Wir Frauen haben das Gefühl, dass nicht genug Platz für uns ist. Männer haben ein viel größeres Bewusstsein, dass reichlich Platz ist. Sie helfen sich, öffnen Türen für einander, machen Platz. Als Frauen sehen wir, dass vielleicht nur Platz für zwei ist und das ist der Punkt an dem es hässlich werden kann. Also werden wir genau zu dem Stereotyp, den wir vermeiden wollen. Das hilft dem Ganzen nicht. Ich habe für mich gelernt, bei jedem Schritt den ich mache, eine andere Person mit hochzuziehen. Früher habe ich Künstler:innen auf Instagram geteilt und heute lade ich Menschen in meinen Podcast ein, um diese erstaunlichen Gäst:innen zu präsentieren und menschliche Gespräche über vielschichtige Themen zu führen.

Wieso hast du „Frauen schulden dir gar nichts“ geschrieben?

Mit 18 habe ich angefangen meine Illustrationen auf Instagram zu veröffentlichen und gemerkt, dass ich positives Feedback für meine politischen Inhalte bekommen habe. Ich liebe es zu sehen, wie Menschen die richtigen Worte finden, um sich auszudrücken. Mit dem Schreiben schaffe ich es Menschen durch meine Brille schauen zu lassen. Ich glaube eine jüngere Version meiner selbst hätte dieses Buch gebrauchen können.

© KiWi Verlag

Was wünscht du dir für zukünftige Feminist:innen?

Dass wir nicht so verdammt viel Zeit mit diesem sexistischen Mist verschwenden und wir einfach arbeiten können, Kinder bekommen, Sex haben oder uns verlieben.

Ich möchte Frauen glücklich sehen und das ist Teil meines Aktivismus. Ich möchte den Leuten zeigen, dass man etwas über die Welt wissen kann, etwas dagegen tun kann und trotzdem noch Zeit für Freund:innen finden kann. Es gibt das Klischee, Feminist:innen seien ständig wütend und ein Zustand der Wut ist kein Zeichen von moralischer Überlegenheit. Es ist nur ein Zeichen dafür, dass man auf Dinge reagiert.

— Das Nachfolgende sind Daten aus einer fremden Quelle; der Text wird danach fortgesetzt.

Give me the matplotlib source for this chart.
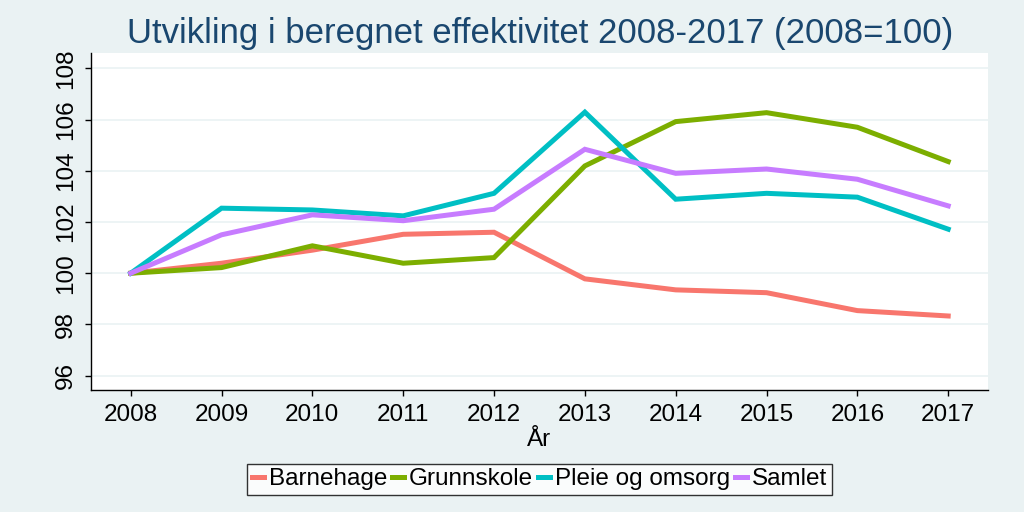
import numpy as np
import matplotlib
matplotlib.use("Agg")
import matplotlib.pyplot as plt

plt.rcParams['font.family'] = ['Liberation Sans', 'DejaVu Sans']

years = [2008, 2009, 2010, 2011, 2012, 2013, 2014, 2015, 2016, 2017]
barnehage = [100.0, 100.39, 100.9, 101.52, 101.6, 99.78, 99.35, 99.24, 98.54, 98.33]
grunnskole = [100.0, 100.22, 101.07, 100.39, 100.61, 104.19, 105.92, 106.27, 105.7, 104.36]
pleie = [100.0, 102.54, 102.47, 102.24, 103.12, 106.29, 102.89, 103.12, 102.97, 101.72]
samlet = [100.0, 101.5, 102.28, 102.05, 102.5, 104.84, 103.9, 104.07, 103.67, 102.63]

series_labels = ["Barnehage", "Grunnskole", "Pleie og omsorg", "Samlet"]
series_colors = ["#F8766D", "#7CAE00", "#00BFC4", "#C77CFF"]
yticks = [96, 98, 100, 102, 104, 106, 108]

bg = "#EAF2F3"
fig = plt.figure(figsize=(10.24, 5.12), dpi=100, facecolor=bg)
ax = fig.add_axes([0.0886, 0.2383, 0.8764, 0.6582])
ax.set_facecolor("white")

for vals, lab, col in zip([barnehage, grunnskole, pleie, samlet], series_labels, series_colors):
    ax.plot(years, vals, color=col, lw=3.6, label=lab, solid_joinstyle='miter')

ax.set_xlim(2007.56, 2017.44)
ax.set_ylim(95.44, 108.6)
ax.set_xticks(years)
ax.set_xticklabels([str(y) for y in years], fontsize=17.5)
ax.set_yticks(yticks)
ax.set_yticklabels([str(y) for y in yticks], fontsize=17.5, rotation=90, va='center')
ax.yaxis.grid(True, color="#EAF2F3", lw=1.2)
ax.set_axisbelow(True)
for s in ["top", "right"]:
    ax.spines[s].set_visible(False)
for s in ["left", "bottom"]:
    ax.spines[s].set_color("black")
    ax.spines[s].set_linewidth(1.0)
ax.tick_params(axis='both', direction='out', length=4, width=1, color="black")
ax.tick_params(axis='x', pad=6)
ax.tick_params(axis='y', pad=6)

ax.set_xlabel("År", fontsize=17.5, labelpad=2)
fig.text(0.527, 0.935, "Utvikling i beregnet effektivitet 2008-2017 (2008=100)",
         ha='center', va='center', fontsize=25, color="#1A476F")

leg = fig.legend(loc='center', bbox_to_anchor=(0.527, 0.0635), ncol=4, fontsize=17.5,
                 frameon=True, fancybox=False, edgecolor="black", handlelength=0.5,
                 handletextpad=0.2, columnspacing=0.2, borderpad=0.2)
leg.get_frame().set_linewidth(1.0)

fig.savefig("out.png", dpi=100, facecolor=bg)
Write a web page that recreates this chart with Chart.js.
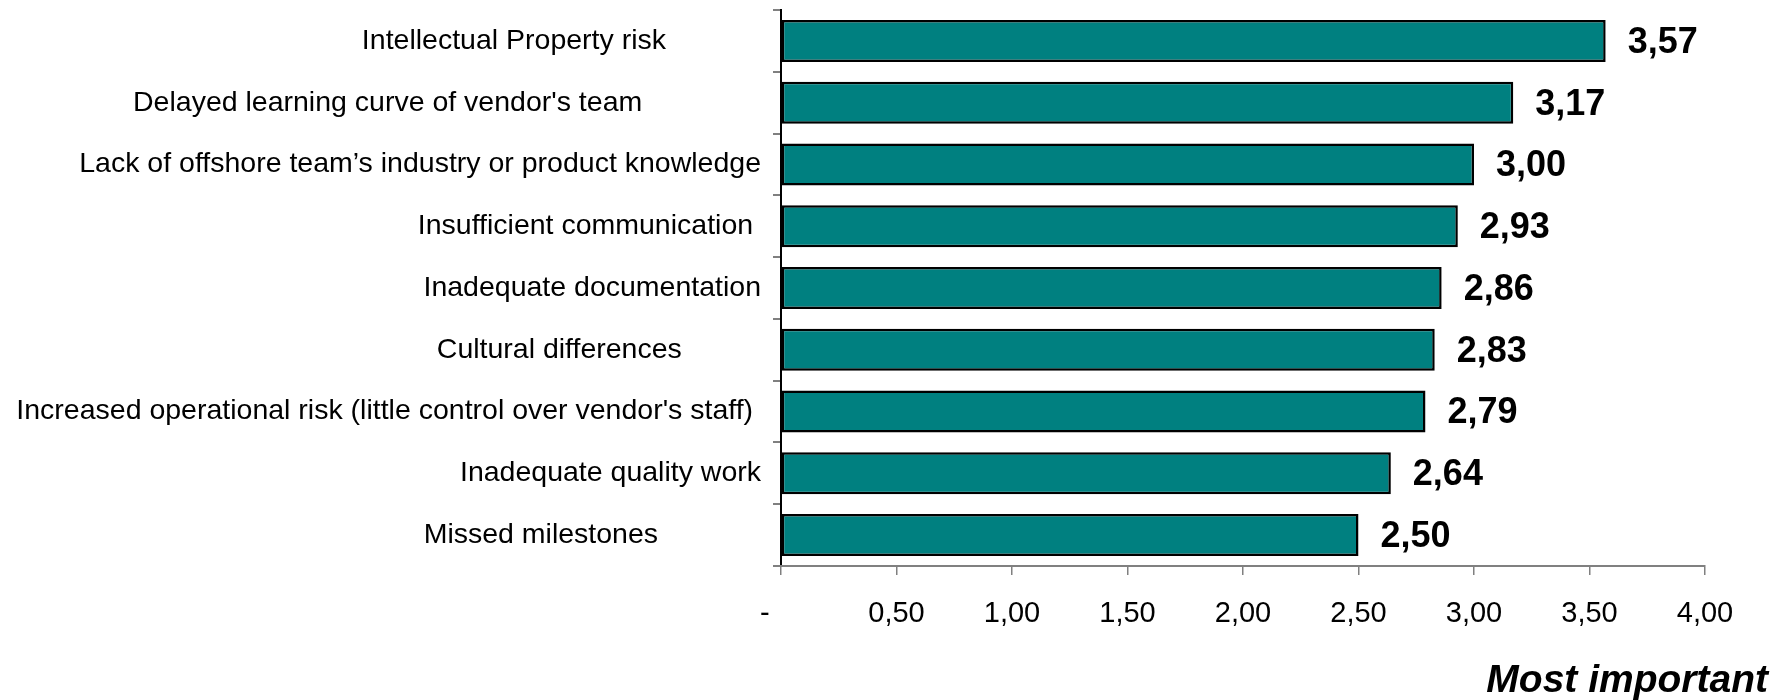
<!DOCTYPE html>
<html>
<head>
<meta charset="utf-8">
<script src="https://cdn.jsdelivr.net/npm/chart.js@4.4.1/dist/chart.umd.min.js"></script>
<style>
  html, body { margin: 0; padding: 0; background: #ffffff; }
  #wrap { width: 1791px; height: 700px; }
</style>
</head>
<body>
<div id="wrap"><canvas id="chart" width="1791" height="700"></canvas></div>
<script>
// Risk factors, top to bottom
const categories = [
  "Intellectual Property risk",
  "Delayed learning curve of vendor's team",
  "Lack of offshore team\u2019s industry or product knowledge",
  "Insufficient communication",
  "Inadequate documentation",
  "Cultural differences",
  "Increased operational risk (little control over vendor's staff)",
  "Inadequate quality work",
  "Missed milestones"
];

// Average importance score per factor
const scores = [3.57, 3.17, 3.00, 2.93, 2.86, 2.83, 2.79, 2.64, 2.50];

// Value axis tick values and their printed labels
const tickValues = [0, 0.5, 1, 1.5, 2, 2.5, 3, 3.5, 4];
const tickLabels = ["-", "0,50", "1,00", "1,50", "2,00", "2,50", "3,00", "3,50", "4,00"];

const axisTitle = "Most important";

const FONT = "'Liberation Sans', Arial, Helvetica, sans-serif";

// Category labels carry trailing blanks, as in the source sheet
const trailingBlanks = [12, 15, 0, 1, 0, 10, 1, 0, 13];

const fmt = v => v.toFixed(2).replace('.', ',');

const valueLabels = {
  id: 'valueLabels',
  afterDatasetsDraw(chart) {
    const ctx = chart.ctx;
    const meta = chart.getDatasetMeta(0);
    ctx.save();
    ctx.font = "bold 36px " + FONT;
    ctx.fillStyle = '#000000';
    ctx.textAlign = 'left';
    ctx.textBaseline = 'middle';
    meta.data.forEach((bar, i) => {
      ctx.fillText(fmt(scores[i]), bar.x + 22, bar.y + 2);
    });
    ctx.restore();
  }
};

const cornerTitle = {
  id: 'cornerTitle',
  afterDraw(chart) {
    const ctx = chart.ctx;
    ctx.save();
    ctx.font = "italic bold 39px " + FONT;
    ctx.fillStyle = '#000000';
    ctx.textAlign = 'right';
    ctx.textBaseline = 'alphabetic';
    ctx.fillText(axisTitle, chart.width - 23, chart.height - 8);
    ctx.restore();
  }
};

new Chart(document.getElementById('chart'), {
  type: 'bar',
  data: {
    labels: categories,
    datasets: [{
      data: scores,
      backgroundColor: '#008080',
      borderColor: '#000000',
      borderWidth: 2.5,
      borderSkipped: false,
      barPercentage: 0.68,
      categoryPercentage: 1.0
    }]
  },
  options: {
    indexAxis: 'y',
    responsive: false,
    animation: false,
    devicePixelRatio: 1,
    layout: { padding: { top: 10, right: 86, bottom: 0, left: 0 } },
    plugins: {
      legend: { display: false },
      tooltip: { enabled: false }
    },
    scales: {
      y: {
        type: 'category',
        afterFit(scale) {
          scale.width = 781;
          scale.paddingTop = 0;
          scale.paddingBottom = 0;
        },
        grid: {
          offset: true,
          drawOnChartArea: false,
          drawTicks: true,
          tickLength: 8,
          color: '#808080',
          lineWidth: 2
        },
        border: { display: true, color: '#000000', width: 2 },
        ticks: {
          padding: 12,
          color: '#000000',
          font: { family: FONT, size: 28.5 },
          callback(value, index) {
            return categories[index] + '\u00a0'.repeat(trailingBlanks[index]);
          }
        }
      },
      x: {
        type: 'linear',
        min: 0,
        max: 4,
        afterFit(scale) {
          scale.height = 134;
          scale.paddingLeft = 0;
          scale.paddingRight = 0;
        },
        afterBuildTicks(scale) { scale.ticks = tickValues.map(v => ({ value: v })); },
        grid: {
          drawOnChartArea: false,
          drawTicks: true,
          tickLength: 9,
          color: '#808080',
          lineWidth: 1.5
        },
        border: { display: true, color: '#808080', width: 2 },
        ticks: {
          padding: 22,
          color: '#000000',
          maxRotation: 0,
          autoSkip: false,
          font: { family: FONT, size: 29 },
          callback(value) {
            const i = tickValues.indexOf(value);
            return i === 0 ? tickLabels[0] + '\u00a0'.repeat(4) : tickLabels[i];
          }
        }
      }
    }
  },
  plugins: [valueLabels, cornerTitle]
});
</script>
</body>
</html>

Illustration: © Florence Given

Wenn es eine Sache gibt, die Leser:innen aus deinem Buch lernen sollen, was wäre es?

Lebe nicht nach irgendeiner Ideologie. Lies mein Buch, wenn du möchtest und nimm daraus mit, was für dich passt, und ich hoffe danach fühlst du dich richtig empowered. Wende es auf dein eigenes Leben an, höre auf deine eigene Stimme und vertraue auf dein Bauchgefühl. Aber wenn dir etwas nicht zusagt, was eine Fremde am anderen Ende Europas gesagt hat, dann ist das okay.